Karl Edvard Diriks was a Norwegian painter.
He was born in Christiania (now Oslo, Norway) to Christian Ludvig Diriks and Benedicte Henriette Munch. He was a grandson of government minister Christian Adolph Diriks (1775–1837) and a nephew of maritime officer and lighthouse director Carl Frederik Diriks (1814–1895).
He began to study in Germany where he became acquainted with Norwegian and German painters Christian Krohg, Hans Gude, Frits Thaulow and Max Klinger. He first studied to become an architect at Karlsruhe from 1874 to 1875. He accompanied Krohg and Klinger to Berlin in the autumn of 1875 as a student at the Bauakademie.
In the autumn of 1879 he settled in Christiania. On his first trip to Paris in 1882–83, he had become acquainted with Impressionism. He married in 1892, to Swedish-born artist and sculptor Anna Diriks (1870-1932) and settled in Drøbak.

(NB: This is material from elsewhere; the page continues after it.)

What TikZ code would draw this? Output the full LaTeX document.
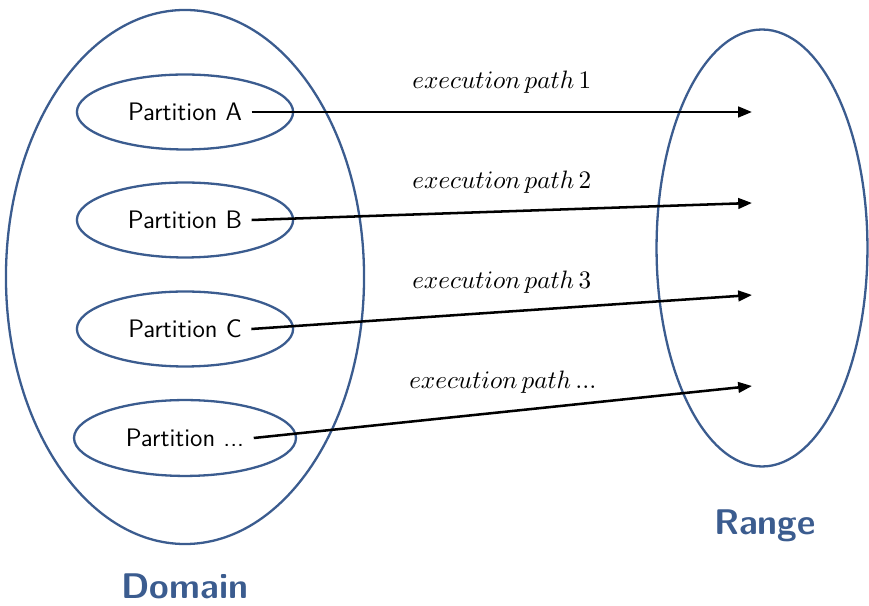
\documentclass[tikz,border=0pt]{standalone}
\usepackage{amsmath}
\usetikzlibrary{arrows.meta, positioning, shapes.geometric}
\definecolor{cSet}{RGB}{59,92,143}
\tikzset{
	setell/.style ={ellipse, draw=cSet, line width=1pt, inner sep=0pt},
	partell/.style={ellipse, draw=cSet, line width=1pt, inner sep=0pt, minimum width=94pt, minimum height=32.6pt},
	ptext/.style  ={font=\sffamily\fontsize{11}{13}\selectfont, inner sep=4pt},
	setname/.style={font=\sffamily\bfseries\fontsize{15.5}{18}\selectfont, text=cSet},
	pathlbl/.style={font=\fontsize{10.5}{12}\selectfont, above=4pt},
	maparrow/.style={-{Triangle[length=6pt, width=4.6pt]}, line width=1.1pt},
}
\begin{document}
\begin{tikzpicture}[x=0.4348pt, y=-0.4348pt]
			\useasboundingbox (0,0) rectangle (869,606);
			% domain and range
			\node[setell, minimum width=155.7pt, minimum height=232.2pt] (dom) at (185,277) {};
			\node[setell, minimum width=91.7pt, minimum height=190pt] (rng) at (762,248) {};
			\node[setname] (domlbl) at (185,586) {Domain};
			\node[setname] (rnglbl) at (765,526) {Range};
			% partitions
			\node[partell] (pA) at (185,112) {}; \node[ptext] (tA) at (pA) {Partition A};
			\node[partell] (pB) at (185,220) {}; \node[ptext] (tB) at (pB) {Partition B};
			\node[partell] (pC) at (185,329) {}; \node[ptext] (tC) at (pC) {Partition C};
			\node[partell, minimum width=96.5pt, minimum height=33pt] (pD) at (185,438) {}; \node[ptext] (tD) at (pD) {Partition ...};
			% images in the range
			\coordinate (rA) at (752,112);
			\coordinate (rB) at (752,203);
			\coordinate (rC) at (752,295);
			\coordinate (rD) at (752,386);
			\draw[maparrow] (tA.east) -- node[pathlbl] {$execution\,path\,1$} (rA);
			\draw[maparrow] (tB.east) -- node[pathlbl] {$execution\,path\,2$} (rB);
			\draw[maparrow] (tC.east) -- node[pathlbl] {$execution\,path\,3$} (rC);
			\draw[maparrow] (tD.east) -- node[pathlbl] {$execution\,path\,...$} (rD);
		\end{tikzpicture}
\end{document}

They resided in France between 1899 and 1921. They settled in 1922 at Drøbak.
He is known for his naturalist outdoor paintings of clouds, rain squalls, snow flurry, storms and rough seas. He is represented with thirteen works in the National Gallery of Norway, in a number of other Norwegian galleries, and in galleries in France and Germany. He was decorated Knight, First Class of the Order of St. Olav, and Officer of the French Legion of Honour in 1920.